** BEGIN **

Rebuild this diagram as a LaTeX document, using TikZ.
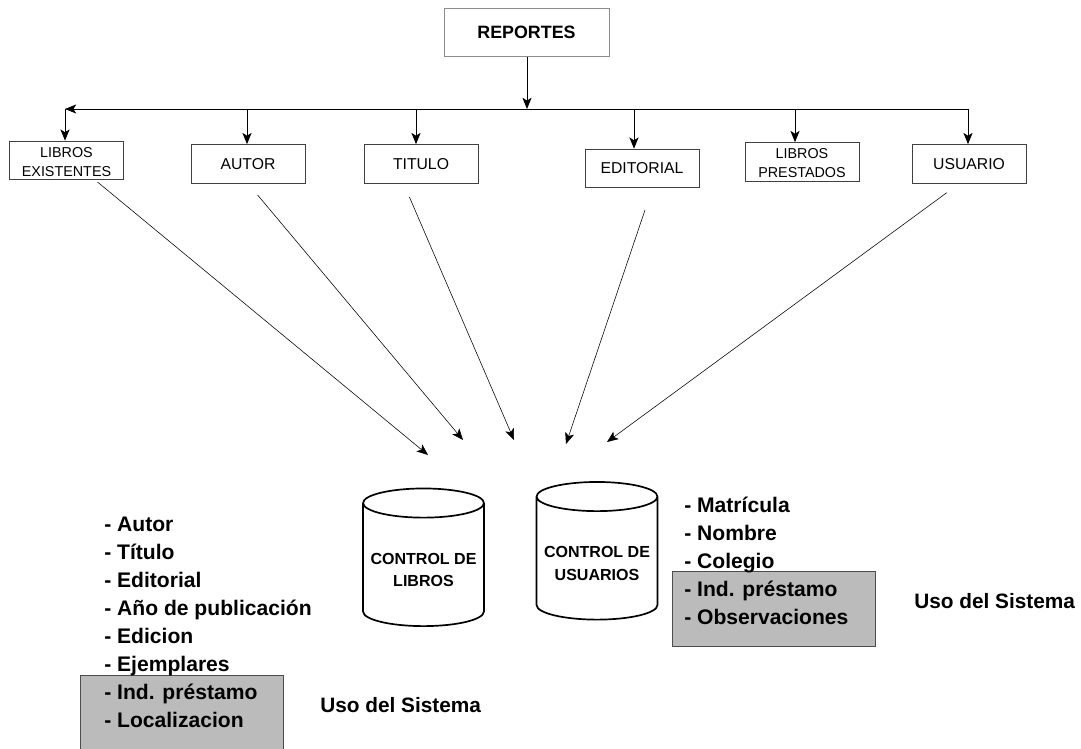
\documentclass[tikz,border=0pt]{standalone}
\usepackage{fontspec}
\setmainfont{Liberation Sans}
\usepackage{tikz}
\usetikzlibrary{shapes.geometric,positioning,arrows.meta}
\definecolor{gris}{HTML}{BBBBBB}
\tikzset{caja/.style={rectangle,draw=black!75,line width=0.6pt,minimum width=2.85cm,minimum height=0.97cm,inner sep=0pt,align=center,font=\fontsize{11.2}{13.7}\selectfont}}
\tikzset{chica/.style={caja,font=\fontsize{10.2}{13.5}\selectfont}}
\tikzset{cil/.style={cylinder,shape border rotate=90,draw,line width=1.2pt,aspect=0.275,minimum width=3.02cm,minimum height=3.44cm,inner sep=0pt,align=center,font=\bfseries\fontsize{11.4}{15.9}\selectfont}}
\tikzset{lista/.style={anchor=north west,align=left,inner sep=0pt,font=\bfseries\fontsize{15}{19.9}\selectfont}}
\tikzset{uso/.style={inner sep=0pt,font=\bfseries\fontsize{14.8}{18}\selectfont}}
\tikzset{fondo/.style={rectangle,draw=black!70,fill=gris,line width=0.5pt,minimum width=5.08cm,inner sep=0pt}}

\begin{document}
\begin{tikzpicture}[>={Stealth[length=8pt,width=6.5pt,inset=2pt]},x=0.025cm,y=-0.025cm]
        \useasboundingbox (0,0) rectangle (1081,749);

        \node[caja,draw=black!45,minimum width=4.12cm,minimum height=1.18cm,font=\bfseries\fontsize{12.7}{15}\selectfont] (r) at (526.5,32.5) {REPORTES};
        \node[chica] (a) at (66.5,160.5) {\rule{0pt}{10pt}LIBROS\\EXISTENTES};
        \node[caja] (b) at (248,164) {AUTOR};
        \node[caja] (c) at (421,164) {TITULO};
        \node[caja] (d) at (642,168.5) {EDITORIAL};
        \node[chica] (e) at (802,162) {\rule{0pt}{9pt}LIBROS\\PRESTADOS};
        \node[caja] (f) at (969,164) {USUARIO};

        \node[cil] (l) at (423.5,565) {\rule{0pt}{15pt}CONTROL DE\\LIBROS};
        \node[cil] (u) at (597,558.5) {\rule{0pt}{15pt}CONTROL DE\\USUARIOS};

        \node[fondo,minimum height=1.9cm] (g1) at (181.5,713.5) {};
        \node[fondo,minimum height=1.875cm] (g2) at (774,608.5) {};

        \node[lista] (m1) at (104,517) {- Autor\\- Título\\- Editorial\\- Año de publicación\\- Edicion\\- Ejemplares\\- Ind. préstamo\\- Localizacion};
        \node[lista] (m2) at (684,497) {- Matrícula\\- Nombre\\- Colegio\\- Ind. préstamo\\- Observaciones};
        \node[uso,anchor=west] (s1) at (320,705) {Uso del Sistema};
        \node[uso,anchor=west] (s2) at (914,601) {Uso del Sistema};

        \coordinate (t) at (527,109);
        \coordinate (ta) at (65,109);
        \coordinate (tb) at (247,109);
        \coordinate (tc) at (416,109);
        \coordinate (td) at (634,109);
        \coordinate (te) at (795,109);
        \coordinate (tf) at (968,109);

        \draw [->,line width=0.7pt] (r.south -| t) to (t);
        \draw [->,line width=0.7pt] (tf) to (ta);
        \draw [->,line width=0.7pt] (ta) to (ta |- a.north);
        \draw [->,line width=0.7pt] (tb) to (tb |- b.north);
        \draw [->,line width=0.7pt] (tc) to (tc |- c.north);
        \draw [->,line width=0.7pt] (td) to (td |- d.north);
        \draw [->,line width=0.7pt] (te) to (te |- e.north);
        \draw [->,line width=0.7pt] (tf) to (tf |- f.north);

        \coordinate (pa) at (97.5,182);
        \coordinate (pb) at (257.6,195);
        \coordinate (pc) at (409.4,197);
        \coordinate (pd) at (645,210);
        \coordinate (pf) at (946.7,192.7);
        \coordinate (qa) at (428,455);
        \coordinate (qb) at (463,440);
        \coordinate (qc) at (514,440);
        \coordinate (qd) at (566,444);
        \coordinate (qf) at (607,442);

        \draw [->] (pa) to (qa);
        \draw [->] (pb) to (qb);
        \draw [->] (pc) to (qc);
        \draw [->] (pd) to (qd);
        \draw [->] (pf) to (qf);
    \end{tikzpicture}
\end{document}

** END **

Stated exercise: All of the material above is to be copied exactly, except for its images.

Task result:
Rebuild this diagram as a LaTeX document, using TikZ.
\documentclass[tikz,border=0pt]{standalone}
\usepackage{fontspec}
\setmainfont{Liberation Sans}
\usepackage{tikz}
\usetikzlibrary{shapes.geometric,positioning,arrows.meta}
\definecolor{gris}{HTML}{BBBBBB}
\tikzset{caja/.style={rectangle,draw=black!75,line width=0.6pt,minimum width=2.85cm,minimum height=0.97cm,inner sep=0pt,align=center,font=\fontsize{11.2}{13.7}\selectfont}}
\tikzset{chica/.style={caja,font=\fontsize{10.2}{13.5}\selectfont}}
\tikzset{cil/.style={cylinder,shape border rotate=90,draw,line width=1.2pt,aspect=0.275,minimum width=3.02cm,minimum height=3.44cm,inner sep=0pt,align=center,font=\bfseries\fontsize{11.4}{15.9}\selectfont}}
\tikzset{lista/.style={anchor=north west,align=left,inner sep=0pt,font=\bfseries\fontsize{15}{19.9}\selectfont}}
\tikzset{uso/.style={inner sep=0pt,font=\bfseries\fontsize{14.8}{18}\selectfont}}
\tikzset{fondo/.style={rectangle,draw=black!70,fill=gris,line width=0.5pt,minimum width=5.08cm,inner sep=0pt}}

\begin{document}
\begin{tikzpicture}[>={Stealth[length=8pt,width=6.5pt,inset=2pt]},x=0.025cm,y=-0.025cm]
        \useasboundingbox (0,0) rectangle (1081,749);

        \node[caja,draw=black!45,minimum width=4.12cm,minimum height=1.18cm,font=\bfseries\fontsize{12.7}{15}\selectfont] (r) at (526.5,32.5) {REPORTES};
        \node[chica] (a) at (66.5,160.5) {\rule{0pt}{10pt}LIBROS\\EXISTENTES};
        \node[caja] (b) at (248,164) {AUTOR};
        \node[caja] (c) at (421,164) {TITULO};
        \node[caja] (d) at (642,168.5) {EDITORIAL};
        \node[chica] (e) at (802,162) {\rule{0pt}{9pt}LIBROS\\PRESTADOS};
        \node[caja] (f) at (969,164) {USUARIO};

        \node[cil] (l) at (423.5,565) {\rule{0pt}{15pt}CONTROL DE\\LIBROS};
        \node[cil] (u) at (597,558.5) {\rule{0pt}{15pt}CONTROL DE\\USUARIOS};

        \node[fondo,minimum height=1.9cm] (g1) at (181.5,713.5) {};
        \node[fondo,minimum height=1.875cm] (g2) at (774,608.5) {};

        \node[lista] (m1) at (104,517) {- Autor\\- Título\\- Editorial\\- Año de publicación\\- Edicion\\- Ejemplares\\- Ind. préstamo\\- Localizacion};
        \node[lista] (m2) at (684,497) {- Matrícula\\- Nombre\\- Colegio\\- Ind. préstamo\\- Observaciones};
        \node[uso,anchor=west] (s1) at (320,705) {Uso del Sistema};
        \node[uso,anchor=west] (s2) at (914,601) {Uso del Sistema};

        \coordinate (t) at (527,109);
        \coordinate (ta) at (65,109);
        \coordinate (tb) at (247,109);
        \coordinate (tc) at (416,109);
        \coordinate (td) at (634,109);
        \coordinate (te) at (795,109);
        \coordinate (tf) at (968,109);

        \draw [->,line width=0.7pt] (r.south -| t) to (t);
        \draw [->,line width=0.7pt] (tf) to (ta);
        \draw [->,line width=0.7pt] (ta) to (ta |- a.north);
        \draw [->,line width=0.7pt] (tb) to (tb |- b.north);
        \draw [->,line width=0.7pt] (tc) to (tc |- c.north);
        \draw [->,line width=0.7pt] (td) to (td |- d.north);
        \draw [->,line width=0.7pt] (te) to (te |- e.north);
        \draw [->,line width=0.7pt] (tf) to (tf |- f.north);

        \coordinate (pa) at (97.5,182);
        \coordinate (pb) at (257.6,195);
        \coordinate (pc) at (409.4,197);
        \coordinate (pd) at (645,210);
        \coordinate (pf) at (946.7,192.7);
        \coordinate (qa) at (428,455);
        \coordinate (qb) at (463,440);
        \coordinate (qc) at (514,440);
        \coordinate (qd) at (566,444);
        \coordinate (qf) at (607,442);

        \draw [->] (pa) to (qa);
        \draw [->] (pb) to (qb);
        \draw [->] (pc) to (qc);
        \draw [->] (pd) to (qd);
        \draw [->] (pf) to (qf);
    \end{tikzpicture}
\end{document}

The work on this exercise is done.